[Rows from a dataset of charts and code]
━━━━━━━━━━
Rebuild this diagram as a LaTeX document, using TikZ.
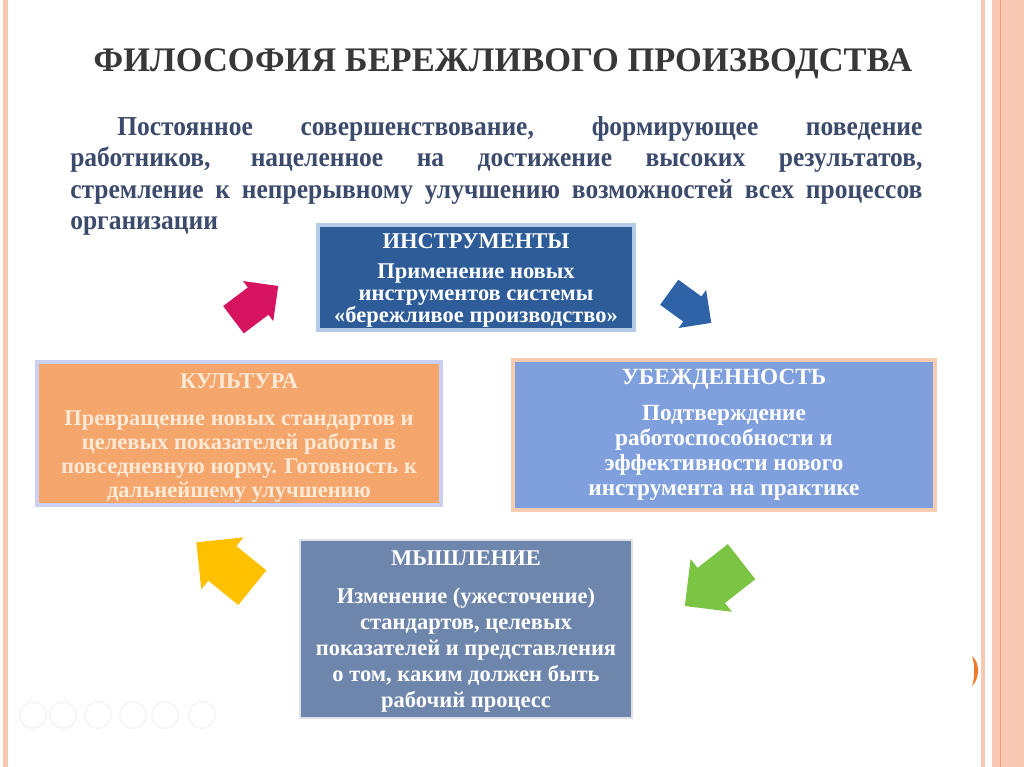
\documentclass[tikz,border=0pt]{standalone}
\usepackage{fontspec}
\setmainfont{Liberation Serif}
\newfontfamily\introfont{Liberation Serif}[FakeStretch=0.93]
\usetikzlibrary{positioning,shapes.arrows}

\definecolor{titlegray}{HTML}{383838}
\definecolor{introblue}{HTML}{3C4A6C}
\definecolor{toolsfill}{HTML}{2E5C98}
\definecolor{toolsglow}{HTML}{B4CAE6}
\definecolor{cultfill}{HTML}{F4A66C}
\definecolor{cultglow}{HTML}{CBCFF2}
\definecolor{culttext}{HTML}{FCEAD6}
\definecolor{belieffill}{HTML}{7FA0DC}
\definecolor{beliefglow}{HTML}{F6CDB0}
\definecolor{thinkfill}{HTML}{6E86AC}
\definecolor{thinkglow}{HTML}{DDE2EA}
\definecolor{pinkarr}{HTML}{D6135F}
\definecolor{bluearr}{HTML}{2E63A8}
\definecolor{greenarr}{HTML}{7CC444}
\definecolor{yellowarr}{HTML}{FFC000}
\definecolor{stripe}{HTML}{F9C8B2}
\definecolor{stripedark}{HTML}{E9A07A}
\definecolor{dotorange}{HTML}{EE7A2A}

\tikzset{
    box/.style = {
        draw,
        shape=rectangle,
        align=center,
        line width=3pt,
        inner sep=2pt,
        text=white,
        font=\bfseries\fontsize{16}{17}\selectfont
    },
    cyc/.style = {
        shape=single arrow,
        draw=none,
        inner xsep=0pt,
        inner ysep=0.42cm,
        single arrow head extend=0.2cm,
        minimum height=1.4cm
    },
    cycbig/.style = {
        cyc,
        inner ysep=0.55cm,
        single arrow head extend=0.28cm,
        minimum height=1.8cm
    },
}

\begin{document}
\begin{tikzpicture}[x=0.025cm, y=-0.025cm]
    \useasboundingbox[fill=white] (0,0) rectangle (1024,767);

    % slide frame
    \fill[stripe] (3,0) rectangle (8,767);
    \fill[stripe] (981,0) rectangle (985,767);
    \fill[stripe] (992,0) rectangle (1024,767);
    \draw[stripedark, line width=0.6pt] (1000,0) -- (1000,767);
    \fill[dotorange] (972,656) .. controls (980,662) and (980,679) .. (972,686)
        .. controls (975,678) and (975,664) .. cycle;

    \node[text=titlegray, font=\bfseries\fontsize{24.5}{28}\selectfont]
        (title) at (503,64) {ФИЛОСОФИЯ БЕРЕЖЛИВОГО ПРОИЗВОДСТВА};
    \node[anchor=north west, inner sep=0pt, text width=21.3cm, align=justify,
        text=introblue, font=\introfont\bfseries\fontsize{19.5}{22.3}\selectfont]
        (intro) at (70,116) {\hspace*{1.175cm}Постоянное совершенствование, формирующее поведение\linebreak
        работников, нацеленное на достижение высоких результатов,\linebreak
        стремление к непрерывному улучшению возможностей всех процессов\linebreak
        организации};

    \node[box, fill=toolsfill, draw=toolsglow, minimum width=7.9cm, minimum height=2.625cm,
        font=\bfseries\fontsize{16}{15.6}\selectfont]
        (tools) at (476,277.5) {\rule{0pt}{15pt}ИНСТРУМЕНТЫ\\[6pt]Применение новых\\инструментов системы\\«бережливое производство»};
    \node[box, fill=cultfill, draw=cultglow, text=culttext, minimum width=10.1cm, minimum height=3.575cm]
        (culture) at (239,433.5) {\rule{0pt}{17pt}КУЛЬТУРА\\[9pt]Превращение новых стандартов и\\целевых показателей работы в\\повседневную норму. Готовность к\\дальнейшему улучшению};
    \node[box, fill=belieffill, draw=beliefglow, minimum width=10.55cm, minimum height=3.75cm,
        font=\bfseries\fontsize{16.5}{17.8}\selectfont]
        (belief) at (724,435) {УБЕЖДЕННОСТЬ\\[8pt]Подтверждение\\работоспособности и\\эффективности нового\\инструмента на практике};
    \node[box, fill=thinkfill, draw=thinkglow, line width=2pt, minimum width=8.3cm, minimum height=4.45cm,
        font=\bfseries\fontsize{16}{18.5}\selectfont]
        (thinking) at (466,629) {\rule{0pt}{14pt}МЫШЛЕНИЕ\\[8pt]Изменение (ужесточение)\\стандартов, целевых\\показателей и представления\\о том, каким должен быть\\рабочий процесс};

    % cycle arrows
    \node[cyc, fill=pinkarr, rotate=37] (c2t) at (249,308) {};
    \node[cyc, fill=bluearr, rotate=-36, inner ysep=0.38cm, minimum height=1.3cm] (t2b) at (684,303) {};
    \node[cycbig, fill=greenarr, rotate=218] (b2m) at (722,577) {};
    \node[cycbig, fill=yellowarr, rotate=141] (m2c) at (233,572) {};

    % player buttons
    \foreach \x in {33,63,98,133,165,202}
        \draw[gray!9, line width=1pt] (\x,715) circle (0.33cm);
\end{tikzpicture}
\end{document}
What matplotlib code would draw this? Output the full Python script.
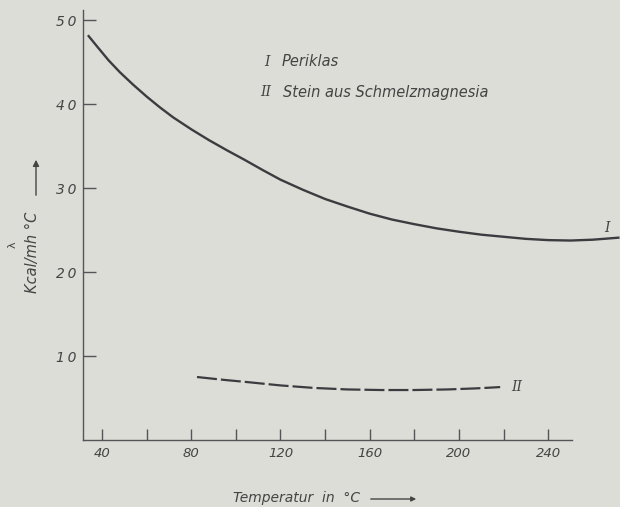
━━━━━━━━━━
PROBLEM DESCRIPTION> Make an exact copy of the listing above. Do not include the pictures.

WRITTEN SOLUTION>
Rebuild this diagram as a LaTeX document, using TikZ.
\documentclass[tikz,border=0pt]{standalone}
\usepackage{fontspec}
\setmainfont{Liberation Serif}
\newfontfamily\introfont{Liberation Serif}[FakeStretch=0.93]
\usetikzlibrary{positioning,shapes.arrows}

\definecolor{titlegray}{HTML}{383838}
\definecolor{introblue}{HTML}{3C4A6C}
\definecolor{toolsfill}{HTML}{2E5C98}
\definecolor{toolsglow}{HTML}{B4CAE6}
\definecolor{cultfill}{HTML}{F4A66C}
\definecolor{cultglow}{HTML}{CBCFF2}
\definecolor{culttext}{HTML}{FCEAD6}
\definecolor{belieffill}{HTML}{7FA0DC}
\definecolor{beliefglow}{HTML}{F6CDB0}
\definecolor{thinkfill}{HTML}{6E86AC}
\definecolor{thinkglow}{HTML}{DDE2EA}
\definecolor{pinkarr}{HTML}{D6135F}
\definecolor{bluearr}{HTML}{2E63A8}
\definecolor{greenarr}{HTML}{7CC444}
\definecolor{yellowarr}{HTML}{FFC000}
\definecolor{stripe}{HTML}{F9C8B2}
\definecolor{stripedark}{HTML}{E9A07A}
\definecolor{dotorange}{HTML}{EE7A2A}

\tikzset{
    box/.style = {
        draw,
        shape=rectangle,
        align=center,
        line width=3pt,
        inner sep=2pt,
        text=white,
        font=\bfseries\fontsize{16}{17}\selectfont
    },
    cyc/.style = {
        shape=single arrow,
        draw=none,
        inner xsep=0pt,
        inner ysep=0.42cm,
        single arrow head extend=0.2cm,
        minimum height=1.4cm
    },
    cycbig/.style = {
        cyc,
        inner ysep=0.55cm,
        single arrow head extend=0.28cm,
        minimum height=1.8cm
    },
}

\begin{document}
\begin{tikzpicture}[x=0.025cm, y=-0.025cm]
    \useasboundingbox[fill=white] (0,0) rectangle (1024,767);

    % slide frame
    \fill[stripe] (3,0) rectangle (8,767);
    \fill[stripe] (981,0) rectangle (985,767);
    \fill[stripe] (992,0) rectangle (1024,767);
    \draw[stripedark, line width=0.6pt] (1000,0) -- (1000,767);
    \fill[dotorange] (972,656) .. controls (980,662) and (980,679) .. (972,686)
        .. controls (975,678) and (975,664) .. cycle;

    \node[text=titlegray, font=\bfseries\fontsize{24.5}{28}\selectfont]
        (title) at (503,64) {ФИЛОСОФИЯ БЕРЕЖЛИВОГО ПРОИЗВОДСТВА};
    \node[anchor=north west, inner sep=0pt, text width=21.3cm, align=justify,
        text=introblue, font=\introfont\bfseries\fontsize{19.5}{22.3}\selectfont]
        (intro) at (70,116) {\hspace*{1.175cm}Постоянное совершенствование, формирующее поведение\linebreak
        работников, нацеленное на достижение высоких результатов,\linebreak
        стремление к непрерывному улучшению возможностей всех процессов\linebreak
        организации};

    \node[box, fill=toolsfill, draw=toolsglow, minimum width=7.9cm, minimum height=2.625cm,
        font=\bfseries\fontsize{16}{15.6}\selectfont]
        (tools) at (476,277.5) {\rule{0pt}{15pt}ИНСТРУМЕНТЫ\\[6pt]Применение новых\\инструментов системы\\«бережливое производство»};
    \node[box, fill=cultfill, draw=cultglow, text=culttext, minimum width=10.1cm, minimum height=3.575cm]
        (culture) at (239,433.5) {\rule{0pt}{17pt}КУЛЬТУРА\\[9pt]Превращение новых стандартов и\\целевых показателей работы в\\повседневную норму. Готовность к\\дальнейшему улучшению};
    \node[box, fill=belieffill, draw=beliefglow, minimum width=10.55cm, minimum height=3.75cm,
        font=\bfseries\fontsize{16.5}{17.8}\selectfont]
        (belief) at (724,435) {УБЕЖДЕННОСТЬ\\[8pt]Подтверждение\\работоспособности и\\эффективности нового\\инструмента на практике};
    \node[box, fill=thinkfill, draw=thinkglow, line width=2pt, minimum width=8.3cm, minimum height=4.45cm,
        font=\bfseries\fontsize{16}{18.5}\selectfont]
        (thinking) at (466,629) {\rule{0pt}{14pt}МЫШЛЕНИЕ\\[8pt]Изменение (ужесточение)\\стандартов, целевых\\показателей и представления\\о том, каким должен быть\\рабочий процесс};

    % cycle arrows
    \node[cyc, fill=pinkarr, rotate=37] (c2t) at (249,308) {};
    \node[cyc, fill=bluearr, rotate=-36, inner ysep=0.38cm, minimum height=1.3cm] (t2b) at (684,303) {};
    \node[cycbig, fill=greenarr, rotate=218] (b2m) at (722,577) {};
    \node[cycbig, fill=yellowarr, rotate=141] (m2c) at (233,572) {};

    % player buttons
    \foreach \x in {33,63,98,133,165,202}
        \draw[gray!9, line width=1pt] (\x,715) circle (0.33cm);
\end{tikzpicture}
\end{document}
What matplotlib code would draw this? Output the full Python script.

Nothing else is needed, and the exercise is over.